Leave out the pictures and retype only the lines from the opening line to the line that holds "XAxis, YAxis, CartesianGrid", both ends included.

BEGIN Information provided

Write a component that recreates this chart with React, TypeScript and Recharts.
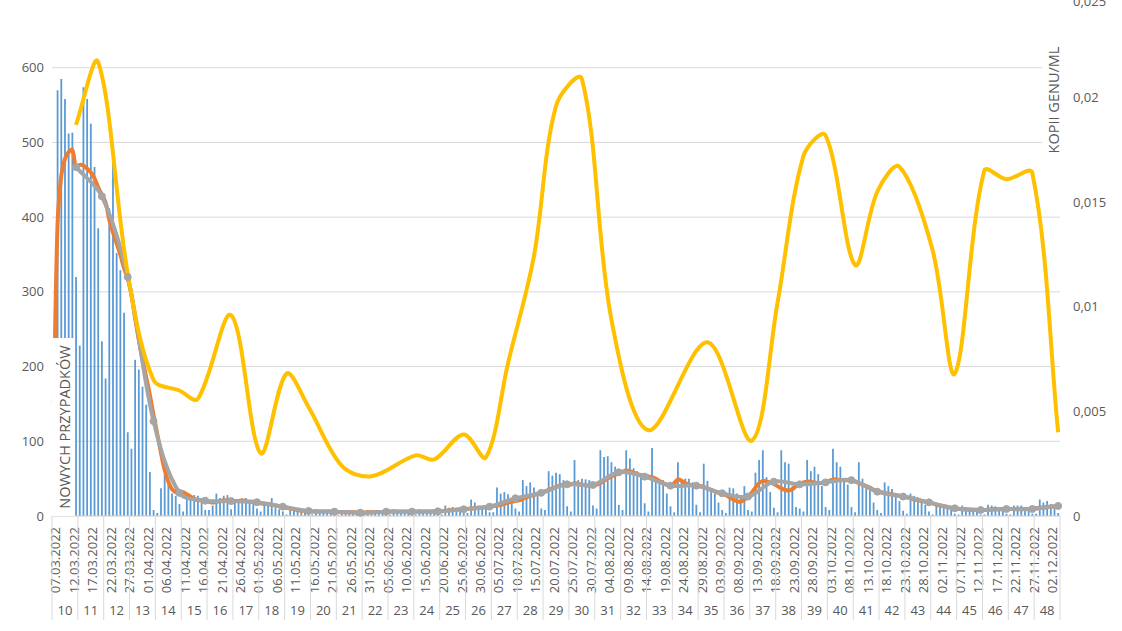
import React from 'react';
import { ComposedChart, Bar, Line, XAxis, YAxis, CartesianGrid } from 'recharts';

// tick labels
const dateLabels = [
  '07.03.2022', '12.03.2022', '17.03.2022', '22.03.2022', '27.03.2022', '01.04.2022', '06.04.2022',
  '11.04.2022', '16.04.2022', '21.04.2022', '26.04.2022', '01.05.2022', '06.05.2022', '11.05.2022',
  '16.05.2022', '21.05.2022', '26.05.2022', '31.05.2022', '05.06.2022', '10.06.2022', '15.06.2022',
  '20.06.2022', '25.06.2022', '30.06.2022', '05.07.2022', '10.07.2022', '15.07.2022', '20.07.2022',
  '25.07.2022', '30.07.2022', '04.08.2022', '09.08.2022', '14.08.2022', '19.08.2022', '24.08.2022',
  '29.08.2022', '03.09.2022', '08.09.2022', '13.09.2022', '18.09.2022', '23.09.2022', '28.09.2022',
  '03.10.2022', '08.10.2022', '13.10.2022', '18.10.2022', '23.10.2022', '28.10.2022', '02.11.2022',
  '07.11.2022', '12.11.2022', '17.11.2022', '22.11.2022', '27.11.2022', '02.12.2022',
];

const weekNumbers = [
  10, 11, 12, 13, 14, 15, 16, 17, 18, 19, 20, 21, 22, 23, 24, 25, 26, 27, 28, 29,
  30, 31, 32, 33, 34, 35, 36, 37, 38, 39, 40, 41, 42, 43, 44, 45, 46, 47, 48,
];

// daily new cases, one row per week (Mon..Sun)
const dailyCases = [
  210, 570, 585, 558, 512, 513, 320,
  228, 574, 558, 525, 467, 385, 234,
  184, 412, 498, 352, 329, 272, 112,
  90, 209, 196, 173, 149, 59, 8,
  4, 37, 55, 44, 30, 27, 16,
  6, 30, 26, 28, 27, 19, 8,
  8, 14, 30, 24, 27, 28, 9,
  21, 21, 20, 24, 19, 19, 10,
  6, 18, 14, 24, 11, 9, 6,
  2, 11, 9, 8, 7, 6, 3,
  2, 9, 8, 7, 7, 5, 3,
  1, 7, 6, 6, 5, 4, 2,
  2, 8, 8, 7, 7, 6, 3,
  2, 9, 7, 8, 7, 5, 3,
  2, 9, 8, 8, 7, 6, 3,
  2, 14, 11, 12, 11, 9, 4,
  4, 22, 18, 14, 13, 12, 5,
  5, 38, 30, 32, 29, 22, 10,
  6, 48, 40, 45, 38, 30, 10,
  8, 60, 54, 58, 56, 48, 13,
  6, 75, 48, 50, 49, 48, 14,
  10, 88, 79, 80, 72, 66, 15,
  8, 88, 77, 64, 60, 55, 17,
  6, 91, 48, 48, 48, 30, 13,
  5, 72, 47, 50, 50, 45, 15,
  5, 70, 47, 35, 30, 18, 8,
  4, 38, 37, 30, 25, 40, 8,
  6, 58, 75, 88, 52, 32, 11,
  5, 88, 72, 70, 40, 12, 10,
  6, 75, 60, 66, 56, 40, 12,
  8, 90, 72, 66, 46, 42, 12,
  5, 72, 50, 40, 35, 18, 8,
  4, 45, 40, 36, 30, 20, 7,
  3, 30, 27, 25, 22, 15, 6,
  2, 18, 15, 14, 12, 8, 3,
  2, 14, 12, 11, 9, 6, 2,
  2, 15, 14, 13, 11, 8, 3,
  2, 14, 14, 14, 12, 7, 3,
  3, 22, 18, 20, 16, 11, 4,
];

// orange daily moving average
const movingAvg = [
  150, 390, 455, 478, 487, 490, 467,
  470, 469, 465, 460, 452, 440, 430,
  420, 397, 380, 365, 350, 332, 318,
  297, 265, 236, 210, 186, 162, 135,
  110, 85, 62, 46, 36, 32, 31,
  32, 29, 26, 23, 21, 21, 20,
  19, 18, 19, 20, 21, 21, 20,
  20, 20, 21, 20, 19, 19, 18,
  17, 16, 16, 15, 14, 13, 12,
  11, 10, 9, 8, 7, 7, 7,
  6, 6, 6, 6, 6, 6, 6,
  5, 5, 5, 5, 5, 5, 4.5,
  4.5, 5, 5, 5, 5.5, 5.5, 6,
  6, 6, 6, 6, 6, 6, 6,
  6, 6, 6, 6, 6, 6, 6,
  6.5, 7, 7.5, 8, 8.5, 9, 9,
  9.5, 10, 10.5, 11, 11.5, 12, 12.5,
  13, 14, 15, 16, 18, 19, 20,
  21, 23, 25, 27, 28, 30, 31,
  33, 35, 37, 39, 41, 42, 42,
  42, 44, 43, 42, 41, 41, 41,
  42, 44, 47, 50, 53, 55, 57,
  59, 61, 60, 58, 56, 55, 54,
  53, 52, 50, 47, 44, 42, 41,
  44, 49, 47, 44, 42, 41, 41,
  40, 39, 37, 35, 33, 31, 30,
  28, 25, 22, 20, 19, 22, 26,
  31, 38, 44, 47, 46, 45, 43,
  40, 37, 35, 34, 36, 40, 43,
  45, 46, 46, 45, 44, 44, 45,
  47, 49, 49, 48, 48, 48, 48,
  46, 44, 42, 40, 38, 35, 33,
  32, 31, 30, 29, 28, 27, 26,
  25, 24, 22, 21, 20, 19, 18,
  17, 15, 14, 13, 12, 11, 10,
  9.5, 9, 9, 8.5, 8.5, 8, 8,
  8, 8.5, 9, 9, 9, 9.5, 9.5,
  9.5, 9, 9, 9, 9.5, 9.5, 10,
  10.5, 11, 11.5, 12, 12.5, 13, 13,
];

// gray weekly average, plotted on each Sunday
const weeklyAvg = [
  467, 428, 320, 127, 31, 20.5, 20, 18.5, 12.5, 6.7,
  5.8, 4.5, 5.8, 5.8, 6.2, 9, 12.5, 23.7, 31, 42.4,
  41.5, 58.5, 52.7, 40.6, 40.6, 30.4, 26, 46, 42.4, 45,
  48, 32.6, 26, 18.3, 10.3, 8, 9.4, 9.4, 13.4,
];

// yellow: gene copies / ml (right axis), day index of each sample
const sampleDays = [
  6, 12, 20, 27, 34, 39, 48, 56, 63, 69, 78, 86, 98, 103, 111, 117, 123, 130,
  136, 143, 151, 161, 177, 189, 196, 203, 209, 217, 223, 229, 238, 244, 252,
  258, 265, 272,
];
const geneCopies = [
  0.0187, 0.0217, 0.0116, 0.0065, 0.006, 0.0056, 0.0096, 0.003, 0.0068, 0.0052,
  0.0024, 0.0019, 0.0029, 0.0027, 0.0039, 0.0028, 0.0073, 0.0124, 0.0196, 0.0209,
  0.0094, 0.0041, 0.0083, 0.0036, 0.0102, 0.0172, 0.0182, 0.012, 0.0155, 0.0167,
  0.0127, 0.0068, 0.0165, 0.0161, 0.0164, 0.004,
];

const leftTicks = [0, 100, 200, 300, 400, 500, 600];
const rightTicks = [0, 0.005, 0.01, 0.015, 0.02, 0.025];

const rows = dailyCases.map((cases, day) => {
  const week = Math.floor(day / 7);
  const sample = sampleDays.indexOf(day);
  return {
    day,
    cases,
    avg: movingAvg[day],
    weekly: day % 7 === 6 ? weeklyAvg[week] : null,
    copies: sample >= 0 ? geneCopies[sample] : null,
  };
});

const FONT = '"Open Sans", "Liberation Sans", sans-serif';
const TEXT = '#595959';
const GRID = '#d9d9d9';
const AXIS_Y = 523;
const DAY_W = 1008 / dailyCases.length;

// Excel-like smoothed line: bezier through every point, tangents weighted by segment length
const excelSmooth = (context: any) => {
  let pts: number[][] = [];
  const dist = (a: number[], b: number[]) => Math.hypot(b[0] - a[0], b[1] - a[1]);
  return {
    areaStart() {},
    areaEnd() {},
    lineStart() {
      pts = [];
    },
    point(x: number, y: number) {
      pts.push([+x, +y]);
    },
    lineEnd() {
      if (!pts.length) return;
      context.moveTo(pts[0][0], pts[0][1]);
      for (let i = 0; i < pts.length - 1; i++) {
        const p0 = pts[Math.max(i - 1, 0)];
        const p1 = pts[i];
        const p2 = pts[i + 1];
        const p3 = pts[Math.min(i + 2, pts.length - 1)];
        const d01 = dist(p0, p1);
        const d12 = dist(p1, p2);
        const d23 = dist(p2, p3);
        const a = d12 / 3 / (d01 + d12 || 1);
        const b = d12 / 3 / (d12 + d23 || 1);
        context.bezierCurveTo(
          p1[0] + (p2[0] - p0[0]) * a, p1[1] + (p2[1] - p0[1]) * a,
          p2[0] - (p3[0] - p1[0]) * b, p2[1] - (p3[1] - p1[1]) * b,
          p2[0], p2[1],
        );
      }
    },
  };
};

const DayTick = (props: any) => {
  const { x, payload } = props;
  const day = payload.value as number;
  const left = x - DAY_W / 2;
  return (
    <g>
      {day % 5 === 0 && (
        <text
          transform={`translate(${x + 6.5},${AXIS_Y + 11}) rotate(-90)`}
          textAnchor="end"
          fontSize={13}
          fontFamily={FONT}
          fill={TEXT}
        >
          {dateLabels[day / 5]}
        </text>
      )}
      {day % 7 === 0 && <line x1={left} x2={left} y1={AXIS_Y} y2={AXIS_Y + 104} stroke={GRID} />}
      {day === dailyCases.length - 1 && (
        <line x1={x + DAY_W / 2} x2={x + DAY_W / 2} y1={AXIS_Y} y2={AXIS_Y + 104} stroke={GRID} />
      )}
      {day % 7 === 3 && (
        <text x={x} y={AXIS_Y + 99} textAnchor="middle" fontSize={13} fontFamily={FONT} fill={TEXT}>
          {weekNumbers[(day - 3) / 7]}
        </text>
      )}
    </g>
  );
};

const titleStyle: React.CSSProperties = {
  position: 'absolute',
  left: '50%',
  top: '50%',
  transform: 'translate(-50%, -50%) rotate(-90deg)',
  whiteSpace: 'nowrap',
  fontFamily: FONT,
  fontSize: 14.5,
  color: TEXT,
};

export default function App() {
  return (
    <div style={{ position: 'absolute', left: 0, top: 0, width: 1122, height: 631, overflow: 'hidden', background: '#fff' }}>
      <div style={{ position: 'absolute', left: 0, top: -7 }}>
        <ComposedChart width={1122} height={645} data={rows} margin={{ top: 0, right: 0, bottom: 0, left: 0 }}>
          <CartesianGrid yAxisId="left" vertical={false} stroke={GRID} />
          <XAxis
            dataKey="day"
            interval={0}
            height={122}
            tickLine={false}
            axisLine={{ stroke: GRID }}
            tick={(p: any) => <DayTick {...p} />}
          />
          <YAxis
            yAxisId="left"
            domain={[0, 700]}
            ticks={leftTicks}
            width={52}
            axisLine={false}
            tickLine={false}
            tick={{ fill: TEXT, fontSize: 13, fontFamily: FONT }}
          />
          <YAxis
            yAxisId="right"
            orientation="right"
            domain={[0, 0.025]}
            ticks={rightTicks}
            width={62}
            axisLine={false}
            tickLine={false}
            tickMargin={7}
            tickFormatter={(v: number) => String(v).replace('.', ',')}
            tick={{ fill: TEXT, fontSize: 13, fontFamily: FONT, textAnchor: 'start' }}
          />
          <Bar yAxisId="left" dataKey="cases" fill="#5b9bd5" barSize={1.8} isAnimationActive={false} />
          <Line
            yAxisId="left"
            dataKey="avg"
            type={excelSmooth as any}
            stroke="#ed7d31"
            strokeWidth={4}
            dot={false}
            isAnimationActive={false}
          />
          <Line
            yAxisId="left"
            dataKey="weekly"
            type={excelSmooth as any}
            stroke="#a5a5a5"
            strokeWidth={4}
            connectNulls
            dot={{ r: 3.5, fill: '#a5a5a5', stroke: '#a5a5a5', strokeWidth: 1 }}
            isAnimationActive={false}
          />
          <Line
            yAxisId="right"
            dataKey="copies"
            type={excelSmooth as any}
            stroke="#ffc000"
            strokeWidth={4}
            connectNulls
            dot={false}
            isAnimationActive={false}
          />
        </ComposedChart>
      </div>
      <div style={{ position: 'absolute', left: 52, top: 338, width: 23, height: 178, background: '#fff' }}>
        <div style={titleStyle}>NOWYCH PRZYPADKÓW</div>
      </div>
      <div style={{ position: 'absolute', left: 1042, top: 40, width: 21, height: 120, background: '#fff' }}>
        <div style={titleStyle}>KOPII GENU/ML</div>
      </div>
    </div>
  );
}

END Information provided

Answer to the task —
Write a component that recreates this chart with React, TypeScript and Recharts.
import React from 'react';
import { ComposedChart, Bar, Line, XAxis, YAxis, CartesianGrid } from 'recharts';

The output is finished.